The results of this year's Maryland School Assessments test, which show Baltimore City schools making only marginal progress on standardized test scores over last year, are troubling because they seem to suggest that the ambitious reforms begun five years ago by schools CEO Andrés Alonso may be running out of steam. The percentage of city students scoring proficient or better in reading and math is almost unchanged over last year, when the district saw its first decline since 2007. School officials need to seriously ask themselves whether the changes Mr. Alonso has implemented are enough to keep moving the system forward, or whether they already have produced all the results they're likely to achieve and the system needs to look at other approaches to realize further progress.
In fairness, the city isn't the only jurisdiction for which this year's test scores come as something of a disappointment. Though Maryland's public schools are considered among the nation's best overall, recent improvements in student test scores across the state have been marginal at best. While overall nearly 90 percent of elementary students passed their reading and math tests, middle school pass rates lagged significantly behind, with only 69 percent of middle schoolers passing math and 79.8 percent passing reading.
Howard, Anne Arundel and Baltimore counties each registered modest gains, but on the whole middle school math scores in all three were particularly disappointing given that under the No Child Left Behind Act passed under the Bush administration, 100 percent of students were supposed to have scored proficient or better by 2014. Had Maryland, along with 26 other states, not received a waiver of that requirement from the Obama administration this year, between a quarter and a third of the state's students would have failed to meet that target and hundreds of schools would have been in danger of being labeled as failing. State schools Superintendent Lillian Lowery was right to say there's nothing in this week's test results to suggest Maryland can afford to rest on its laurels.
The situation in Baltimore City, however, is particularly troubling because its students started out already behind their counterparts in other jurisdictions and because their efforts to catch up now appear to be in danger of stalling. Mr. Alonso's strategy for reform was always based on the idea that the changes he began instituting in 2007 would produce rapid and sustainable improvements that educators could build on year after year. It wasn't just a matter of improving the quality of classroom instruction and creating learning environments in which students could thrive but of doing it fast enough to make city schools competitive with the best systems in the state.
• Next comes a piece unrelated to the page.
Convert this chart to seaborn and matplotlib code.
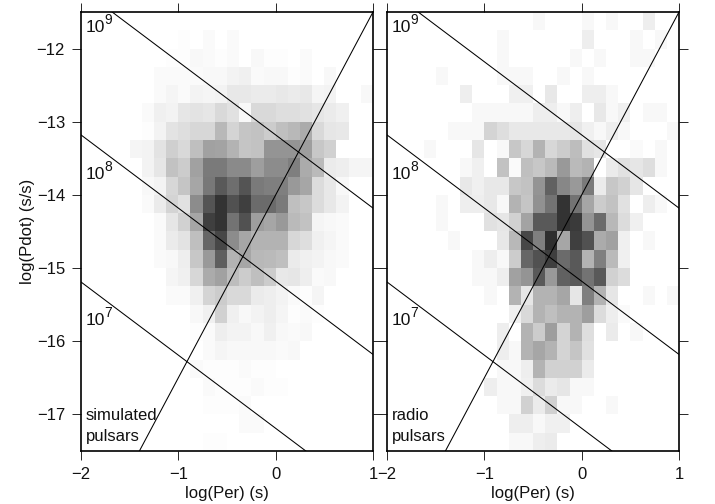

Until last year, when city test scores experienced their first decline on Mr. Alonso's watch, that model appeared to be working. Test scores improved rapidly between 2007 and 2010 as the schools chief cut headquarters staff in order to devote resources to individual schools, gave principals more power to manage their budgets and staff, closed failing public schools and replaced them with innovative charter and transformation schools and negotiated a landmark contract with city teachers that tied compensation and promotion to growth in student achievement.
The disappointment of the 2011 test results was at first interpreted as a temporary setback, due perhaps to heightened security measures the system put in place to prevent cheating, which was thought to have artificially inflated scores at some schools. Mr. Alonso insisted, however, that the bulk of the previous gains were real and that the schools could expect to continue making rapid progress.
But while a few individual schools have continued to see notable improvements this year, the systemwide gains that characterized Mr. Alonso's first three years appear to have come to a standstill. This year's 2 percentage point uptick in math proficiency, to 63 percent, was almost exactly offset by a drop in reading, which was down to 67 percent.
The schools can't afford to waste time treading water. Mr. Alonso's pledge to respond to the city's stagnant test scores with more urgency is not sufficient; after all, a lack of urgency has never been his problem. But a second year of no improvement in elementary and middle school reading and math does suggest he needs to come up with some new strategies to boost classroom learning beyond what he's already managed to accomplish. If he doesn't, he risks losing the support that has so far allowed him a free hand to reshape the system.